Kaitlyn Greenidge received her MFA from Hunter College, where she studied with Nathan Englander and Peter Carey, and was Colson Whiteheads writing assistant as part of the Hertog Research Fellowship. Greenidge was the recipient of the Bernard Cohen Short Story Prize. She was a Bread Loaf scholar, a Lower Manhattan Cultural Council Workspace artist-in-residence, and a Johnson State College visiting emerging writer. Her work has appeared in the Believer, the Feminist Wire, At Length, Fortnight Journal, Green Mountains Review, Afrobeat Journal, the Tottenville Review, and American Short Fiction. Originally from Boston, she now lives in Brooklyn.
Ours (2024) Phillip B Williams "Phillip Williams' Ours is a radical re-creation of our pasts. With a keen eye to historical detail and the expansive imagination of a poet, Williams has constructed a jewel of a novel, a deeply felt exploration of the strengthening ties and broken cords of kith and kin under the weight of complicated histories. In the uncertain future that awaits us, Ours illuminates a greater understanding of what it means to be human and the complex, tangled lives and afterlives of enslavement."
The New Naturals (2023) Gabriel Bump "The New Naturals is a tragicomedy for our times, exploring that age-old question of how to connect with our fellow human beings and build community, even as the world makes increasingly less sense. A tour-de-force, full of heart and asking the big questions about life and the mind."

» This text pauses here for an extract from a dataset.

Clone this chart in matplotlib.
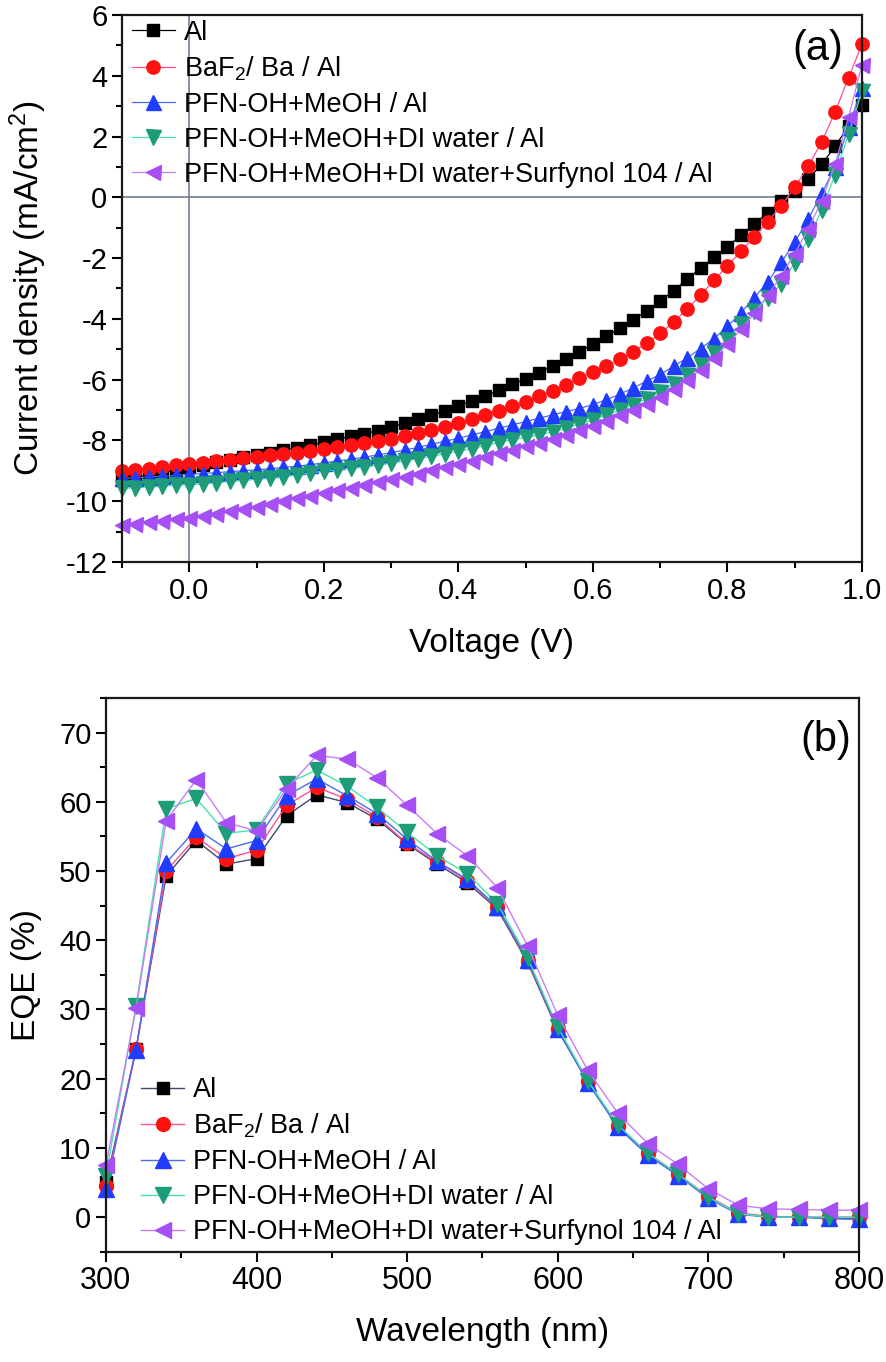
import matplotlib
matplotlib.use('Agg')
import matplotlib.pyplot as plt
from matplotlib.ticker import MultipleLocator

plt.rcParams['font.family'] = ['Liberation Sans', 'DejaVu Sans']
plt.rcParams['mathtext.fontset'] = 'custom'
plt.rcParams['mathtext.rm'] = 'Liberation Sans'
plt.rcParams['mathtext.it'] = 'Liberation Sans:italic'
plt.rcParams['axes.unicode_minus'] = False

labels = ['Al', 'BaF$_2$/ Ba / Al', 'PFN-OH+MeOH / Al',
          'PFN-OH+MeOH+DI water / Al', 'PFN-OH+MeOH+DI water+Surfynol 104 / Al']

# (a) J-V curves
voltage = [-0.10, -0.08, -0.06, -0.04, -0.02, 0.00, 0.02, 0.04, 0.06, 0.08,
           0.10, 0.12, 0.14, 0.16, 0.18, 0.20, 0.22, 0.24, 0.26, 0.28,
           0.30, 0.32, 0.34, 0.36, 0.38, 0.40, 0.42, 0.44, 0.46, 0.48,
           0.50, 0.52, 0.54, 0.56, 0.58, 0.60, 0.62, 0.64, 0.66, 0.68,
           0.70, 0.72, 0.74, 0.76, 0.78, 0.80, 0.82, 0.84, 0.86, 0.88,
           0.90, 0.92, 0.94, 0.96, 0.98, 1.00]

j_al = [-9.30, -9.22, -9.14, -9.06, -8.97, -8.88, -8.80, -8.72, -8.64, -8.56,
        -8.48, -8.40, -8.32, -8.24, -8.16, -8.06, -7.96, -7.87, -7.78, -7.68,
        -7.56, -7.44, -7.31, -7.17, -7.02, -6.86, -6.70, -6.53, -6.35, -6.16,
        -5.97, -5.77, -5.55, -5.32, -5.08, -4.83, -4.57, -4.31, -4.03, -3.74,
        -3.42, -3.07, -2.70, -2.33, -1.98, -1.62, -1.25, -0.88, -0.50, -0.12,
        0.22, 0.60, 1.08, 1.68, 2.34, 3.05]

j_baf2 = [-9.00, -8.97, -8.93, -8.88, -8.82, -8.77, -8.73, -8.68, -8.63, -8.58,
          -8.54, -8.49, -8.45, -8.40, -8.34, -8.28, -8.22, -8.15, -8.09, -8.02,
          -7.94, -7.85, -7.76, -7.66, -7.56, -7.44, -7.31, -7.17, -7.03, -6.88,
          -6.72, -6.55, -6.37, -6.17, -5.96, -5.75, -5.55, -5.33, -5.08, -4.80,
          -4.48, -4.10, -3.68, -3.22, -2.73, -2.26, -1.78, -1.30, -0.80, -0.28,
          0.33, 1.02, 1.82, 2.80, 3.94, 5.03]

j_meoh = [-9.25, -9.23, -9.20, -9.18, -9.15, -9.12, -9.09, -9.06, -9.03, -9.00,
          -8.97, -8.93, -8.89, -8.85, -8.80, -8.74, -8.68, -8.62, -8.55, -8.48,
          -8.40, -8.32, -8.23, -8.13, -8.03, -7.93, -7.82, -7.71, -7.60, -7.49,
          -7.38, -7.27, -7.16, -7.05, -6.95, -6.82, -6.66, -6.48, -6.27, -6.05,
          -5.83, -5.56, -5.28, -4.98, -4.65, -4.25, -3.80, -3.30, -2.78, -2.14,
          -1.48, -0.72, 0.12, 1.00, 2.30, 3.60]

j_water = [-9.58, -9.56, -9.54, -9.51, -9.48, -9.46, -9.43, -9.39, -9.35, -9.31,
           -9.27, -9.23, -9.19, -9.13, -9.07, -9.01, -8.97, -8.92, -8.87, -8.82,
           -8.74, -8.67, -8.60, -8.52, -8.44, -8.36, -8.27, -8.17, -8.07, -7.98,
           -7.90, -7.82, -7.72, -7.60, -7.46, -7.32, -7.17, -7.01, -6.83, -6.63,
           -6.40, -6.14, -5.85, -5.52, -5.13, -4.68, -4.18, -3.75, -3.30, -2.85,
           -2.15, -1.38, -0.42, 0.75, 2.07, 3.50]

j_surf = [-10.78, -10.74, -10.69, -10.65, -10.60, -10.55, -10.48, -10.41, -10.33, -10.26,
          -10.18, -10.09, -10.00, -9.91, -9.82, -9.72, -9.63, -9.55, -9.46, -9.37,
          -9.28, -9.19, -9.09, -8.99, -8.89, -8.78, -8.67, -8.55, -8.43, -8.31,
          -8.19, -8.07, -7.94, -7.81, -7.66, -7.51, -7.35, -7.18, -7.00, -6.79,
          -6.56, -6.30, -6.00, -5.67, -5.28, -4.84, -4.35, -3.82, -3.22, -2.58,
          -1.85, -1.05, -0.12, 1.09, 2.63, 4.37]

# (b) EQE spectra
wavelength = [300, 320, 340, 360, 380, 400, 420, 440, 460, 480, 500, 520, 540,
              560, 580, 600, 620, 640, 660, 680, 700, 720, 740, 760, 780, 800]

eqe_al = [5.0, 24.3, 49.3, 54.4, 51.0, 51.8, 58.0, 61.0, 59.9, 57.5, 53.9, 51.0, 48.3,
          44.5, 36.8, 27.0, 19.5, 13.0, 9.0, 6.0, 2.8, 0.5, 0.0, 0.0, -0.2, -0.3]
eqe_baf2 = [4.5, 24.3, 50.0, 54.9, 51.8, 53.0, 59.5, 62.1, 60.4, 57.8, 54.0, 51.3, 48.6,
            44.8, 37.0, 27.2, 19.6, 13.2, 9.2, 6.2, 3.0, 0.6, 0.1, 0.0, 0.0, 0.0]
eqe_meoh = [4.0, 24.2, 51.2, 56.1, 53.2, 54.4, 60.9, 63.3, 60.9, 58.3, 54.6, 51.4, 48.8,
            44.8, 37.2, 27.2, 19.4, 13.0, 8.9, 6.0, 2.7, 0.4, 0.0, 0.0, -0.2, -0.3]
eqe_water = [6.0, 30.5, 59.0, 60.5, 55.4, 56.0, 62.6, 64.6, 62.3, 59.2, 55.6, 52.2, 49.6,
             45.3, 37.5, 27.5, 19.7, 13.3, 9.2, 6.2, 2.9, 0.5, 0.0, 0.0, 0.0, 0.0]
eqe_surf = [7.5, 30.2, 57.3, 63.2, 57.0, 55.8, 61.9, 66.7, 66.2, 63.5, 59.5, 55.4, 52.2,
            47.6, 39.2, 29.2, 21.2, 15.0, 10.6, 7.6, 4.1, 1.7, 1.2, 1.1, 1.0, 1.0]

markers = ['s', 'o', '^', 'v', '<']
ms_a = [8.5, 9.6, 10.8, 10.8, 10.8]
ms_b = [9.0, 10.0, 12.0, 12.0, 12.0]
face_colors = ['#000000', '#ff1111', '#1f3cff', '#1e9b78', '#a54ff5']
line_a = ['#000000', '#ff4f95', '#4a6cf0', '#45e3ad', '#c97cf7']
line_b = ['#3d4a6b', '#ff4f95', '#4a6cf0', '#45e3ad', '#c97cf7']

fig = plt.figure(figsize=(8.86, 13.62), dpi=100)
ax1 = fig.add_axes([0.1377, 0.5874, 0.8352, 0.4016])
ax2 = fig.add_axes([0.1196, 0.0810, 0.8497, 0.4065])

# ---- (a) ----
ax1.axhline(0, color='#6f8090', lw=1.2, zorder=0)
ax1.axvline(0, color='#6f8090', lw=1.2, zorder=0)
for i, jv in enumerate([j_al, j_baf2, j_meoh, j_water, j_surf]):
    ax1.plot(voltage, jv, marker=markers[i], ms=ms_a[i], color=line_a[i], lw=0.9,
             mfc=face_colors[i], mec=face_colors[i], label=labels[i], clip_on=False)

ax1.set_xlim(-0.1, 1.0)
ax1.set_ylim(-12, 6)
ax1.xaxis.set_minor_locator(MultipleLocator(0.1))
ax1.yaxis.set_major_locator(MultipleLocator(2))
ax1.yaxis.set_minor_locator(MultipleLocator(1))
ax1.set_xticks([0.0, 0.2, 0.4, 0.6, 0.8, 1.0])
ax1.set_xticklabels(['0.0', '0.2', '0.4', '0.6', '0.8', '1.0'])
ax1.set_xlabel('Voltage (V)', fontsize=24, labelpad=17)
ax1.set_ylabel('Current density (mA/cm$^2$)', fontsize=24, labelpad=12)
ax1.text(0.975, 0.975, '(a)', transform=ax1.transAxes, fontsize=30, ha='right', va='top')
ax1.legend(loc='upper left', bbox_to_anchor=(-0.0015, 1.0115), frameon=False, fontsize=19.5,
           handlelength=1.6, handletextpad=0.32, labelspacing=0.33, borderaxespad=0)

# ---- (b) ----
for i, eq in enumerate([eqe_al, eqe_baf2, eqe_meoh, eqe_water, eqe_surf]):
    ax2.plot(wavelength, eq, marker=markers[i], ms=ms_b[i], color=line_b[i], lw=1.0,
             mfc=face_colors[i], mec=face_colors[i], label=labels[i], clip_on=False)

ax2.set_xlim(300, 800)
ax2.set_ylim(-5, 75)
ax2.xaxis.set_major_locator(MultipleLocator(100))
ax2.xaxis.set_minor_locator(MultipleLocator(50))
ax2.yaxis.set_minor_locator(MultipleLocator(5))
ax2.set_yticks([0, 10, 20, 30, 40, 50, 60, 70])
ax2.set_xlabel('Wavelength (nm)', fontsize=24, labelpad=15)
ax2.set_ylabel('EQE (%)', fontsize=24, labelpad=12)
ax2.text(0.99, 0.96, '(b)', transform=ax2.transAxes, fontsize=30, ha='right', va='top')
ax2.legend(loc='lower left', bbox_to_anchor=(0.032, -0.008), frameon=False, fontsize=19.5,
           handlelength=1.6, handletextpad=0.32, labelspacing=0.33, borderaxespad=0)

for ax in (ax1, ax2):
    for sp in ax.spines.values():
        sp.set_linewidth(1.6)
        sp.set_color('#1a1a1a')
    ax.tick_params(which='major', direction='out', length=7, width=1.5, labelsize=21, top=False, right=False)
    ax.tick_params(which='minor', direction='out', length=4, width=1.5, top=False, right=False)
ax2.tick_params(axis='x', labelsize=22)

fig.savefig('out.png', dpi=100)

In the Upper Country (2023) Kai Thomas "Kai Thomas's In the Upper Country is a sweeping epic that imagines all the ways our ancestors tried to get free. This is an exciting new voice in fiction, as interested in the complexities of land and belonging as in the vagaries of human love and connection."
The Work Wife (2022) Alison B Hart "The Work Wife deftly explores what labor and ambition mean, in our current moment when we are all questioning our connections to both. A novel with nerve, this is the work of an empathetic mind, deeply curious about what women are asked to sacrifice to make it to the top."
The Foundling (2022) Ann Leary "The Foundling is a gripping account of the ways big, structural decisions can change the intimate lives of ordinary people. Deeply empathetic to its characters with a sense of awe for the ironies of history, Ann Leary explores the complicated ties of community for those who have none, in a world determined to punish the most vulnerable. Through it all, her characters never lose their sense of humanity or sight of what it means to care for one another."
Luster (2020) Raven Leilani "In Luster, Raven Leilani has created a character unlike any other in recent fiction. A slacker black queen, a depressive painter, a damn funny woman. The narrator of this novel tells us of her history and her present life in hypnotic language that is a pleasure to read. Leilani is such a talented writer, I rushed to the end of every outrageous sentence to figure out how she would pull it off."
These Ghosts Are Family (2020) Maisy Card "Maisy Card's relentlessly inventive debut is a thrilling exploration of family, memory and which pasts we choose to haunt us."
The Floating World (2017) C Morgan Babst "This book is an achingly precise diagram of a city and family in heartbreak. Babst's writing is fluid and insidious and hauntingly beautiful. The Boisdores join some of the great families of American fiction, fascinating kinfolk through whom we watch the rise and fall and rise of New Orleans."
Gypsy Moth Summer (2017) Julia Fierro "Julia Fierro's The Gypsy Moth Summer is a deeply satisfying tale of family, first love, and home. The world of Avalon Island is lush, inviting, and deeply complicated, full of the same contradictions that we grapple with day to day. It's a meditation on what makes a community and a reminder that the past is never past and home is a place that is both beautiful and heartbreaking."